Interviews


Bill Cosby


Occupation: Actor, Comedian, Producer
Date of Birth: July 12, 1937
Place of Birth: Philadelphia, Pa., USA
Sign: Sun in Cancer, Moon in Virgo
Relations: Wife: Camille; kids: Erika, Erinn, Ensa, Evin, Ennis (deceased)
Education: Temple University; University of Massachusetts at Amherst (doctorate in education)

 

BACK in the '50s, Cosby dropped out of high school and joined the Navy. Years later, he went to college on a football scholarship. Not exactly the most auspicious beginning for a man who would later become one of the nation's richest entertainers. After college, Cosby started performing stand-up routines ("Fat Albert" and "Weird Harold"), which were a nightclub draw in the '60s. Within a couple of years, he was co-starring with Robert Culp in the adventure series I Spy (1965-68); his performance earned him three of his five Emmys. Cosby's stature at that time was a breakthrough for blacks, and he continued to press the frontier with television and comedy successes (his comedy albums were frequent Grammy honorees). In the '70s, Cosby returned to school to get his doctorate in education, and has remained involved in the cause, frequently donating large sums to educational institutions. (He made a gift of $20 million to Spelman College in Atlanta in 1989.)

During the '80s, the endearing comedian had the nation's top-rated TV series, The Cosby Show, and he was Madison Avenue's favorite pitchman. His series of humorous books about the vicissitudes of just plain living, starting with Fatherhood, were stunningly successful best-sellers. Nevertheless, not all of his television launches got past lift-off, and big-screen success has always been elusive. Leonard Part 6, which he also produced, was a big-screen bomb. His latest television series, Cosby, re-teams him in comedy with Phylicia Rashad, his Cosby Show wife.
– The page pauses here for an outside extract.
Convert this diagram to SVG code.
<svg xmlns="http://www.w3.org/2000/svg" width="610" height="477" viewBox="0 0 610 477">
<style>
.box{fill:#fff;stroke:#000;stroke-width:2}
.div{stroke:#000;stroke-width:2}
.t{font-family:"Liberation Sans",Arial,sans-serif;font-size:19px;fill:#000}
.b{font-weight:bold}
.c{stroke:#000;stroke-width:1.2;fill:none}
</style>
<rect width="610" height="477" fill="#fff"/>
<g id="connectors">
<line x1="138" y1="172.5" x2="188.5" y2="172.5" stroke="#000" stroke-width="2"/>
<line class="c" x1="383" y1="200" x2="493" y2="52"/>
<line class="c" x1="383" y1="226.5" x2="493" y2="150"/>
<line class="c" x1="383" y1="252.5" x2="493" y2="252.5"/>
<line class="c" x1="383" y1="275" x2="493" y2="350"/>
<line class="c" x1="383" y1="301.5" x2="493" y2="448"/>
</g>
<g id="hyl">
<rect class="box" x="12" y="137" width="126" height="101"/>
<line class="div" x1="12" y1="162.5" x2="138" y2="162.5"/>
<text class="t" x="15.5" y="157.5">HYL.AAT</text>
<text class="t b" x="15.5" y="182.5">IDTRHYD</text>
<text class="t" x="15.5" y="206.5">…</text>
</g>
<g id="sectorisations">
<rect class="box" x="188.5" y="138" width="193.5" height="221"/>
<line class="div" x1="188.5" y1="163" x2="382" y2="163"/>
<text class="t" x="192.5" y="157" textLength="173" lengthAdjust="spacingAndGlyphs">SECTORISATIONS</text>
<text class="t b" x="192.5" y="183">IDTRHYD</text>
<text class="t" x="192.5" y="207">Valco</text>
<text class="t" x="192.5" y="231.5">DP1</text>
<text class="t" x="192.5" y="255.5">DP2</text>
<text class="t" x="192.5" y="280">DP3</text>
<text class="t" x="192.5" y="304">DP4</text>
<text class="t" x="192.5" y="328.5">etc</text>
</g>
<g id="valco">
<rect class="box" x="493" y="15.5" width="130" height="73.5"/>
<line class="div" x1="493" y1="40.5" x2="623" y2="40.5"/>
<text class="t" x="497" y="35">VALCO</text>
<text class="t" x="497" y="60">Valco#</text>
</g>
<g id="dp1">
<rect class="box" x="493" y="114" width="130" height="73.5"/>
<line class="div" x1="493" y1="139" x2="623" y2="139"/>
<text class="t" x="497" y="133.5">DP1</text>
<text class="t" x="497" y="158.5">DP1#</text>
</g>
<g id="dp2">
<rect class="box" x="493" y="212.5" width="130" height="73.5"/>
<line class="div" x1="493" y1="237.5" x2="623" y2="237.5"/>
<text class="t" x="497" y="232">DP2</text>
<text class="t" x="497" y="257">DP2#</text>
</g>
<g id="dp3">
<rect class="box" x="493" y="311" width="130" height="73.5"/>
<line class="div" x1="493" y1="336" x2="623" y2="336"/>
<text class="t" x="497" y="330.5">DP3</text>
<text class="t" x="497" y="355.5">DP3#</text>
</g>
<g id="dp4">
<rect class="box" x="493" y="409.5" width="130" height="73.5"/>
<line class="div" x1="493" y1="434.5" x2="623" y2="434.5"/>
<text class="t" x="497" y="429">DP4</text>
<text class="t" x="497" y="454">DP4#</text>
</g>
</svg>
Fate dealt a cruel blow to Cosby in January 1997, when his son Ennis, a 27-year-old doctoral student of special education at Columbia University, was killed by a single gunshot to the head as he changed a flat tire on his Mercedes. Police believed that the murder was the result of a bungled robbery attempt, and two months after the slaying, they arrested a suspect, 18-year-old Ukrainian TmigrT Mikhail Markhasev, who was subsequently charged with the murder. A jury found him guilty in July 1998 and he was subsequently sentenced to life in prison without possibility of parole.
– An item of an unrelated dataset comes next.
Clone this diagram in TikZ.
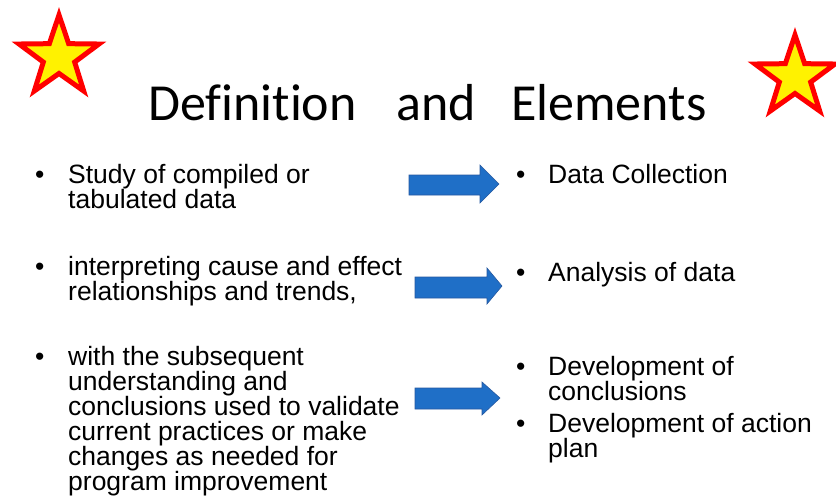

Cosby's troubles were compounded dramatically mere hours after the tragic slaying of Ennis, when two extortionists, Autumn Jackson and Jose Medina, attempted to bilk $40 million out of him, by threatening to tell a tabloid newspaper that Jackson was Cosby's illegitimate daughter. The suspects were arrested two days later. Though he admitted to having had a "rendezvous" with Jackson's mother around the time of her conception, Cosby denied being the 22-year-old woman's father. The issue of paternity was ruled an irrelevant matter in the ensuing criminal trial, during which Cosby testified that he had provided more than $100,000 in financial support to Jackson over the years, and that he had told her, "I will be for you a father figure, but I am not your father." Jackson and Medina were ultimately found guilty on charges of conspiracy, extortion, and crossing state lines to commit a crime; Jackson received a 26-month jail sentence, a term less than half the recommended minimum, yet far below the maximum penalty of a 12-year prison term and possible fines of up to $750,000.

Although Cosby has been outspoken about his dissatisfaction with his current sitcom's relatively low ratings, he persevered in his work throughout the long, difficult ordeals of 1997, and signed on with CBS not just for another season of Cosby, but also as host of a series of Kids Say the Darndest Things specials, which follow the time-honored format engendered by the classic Art Linkletter series of the same name.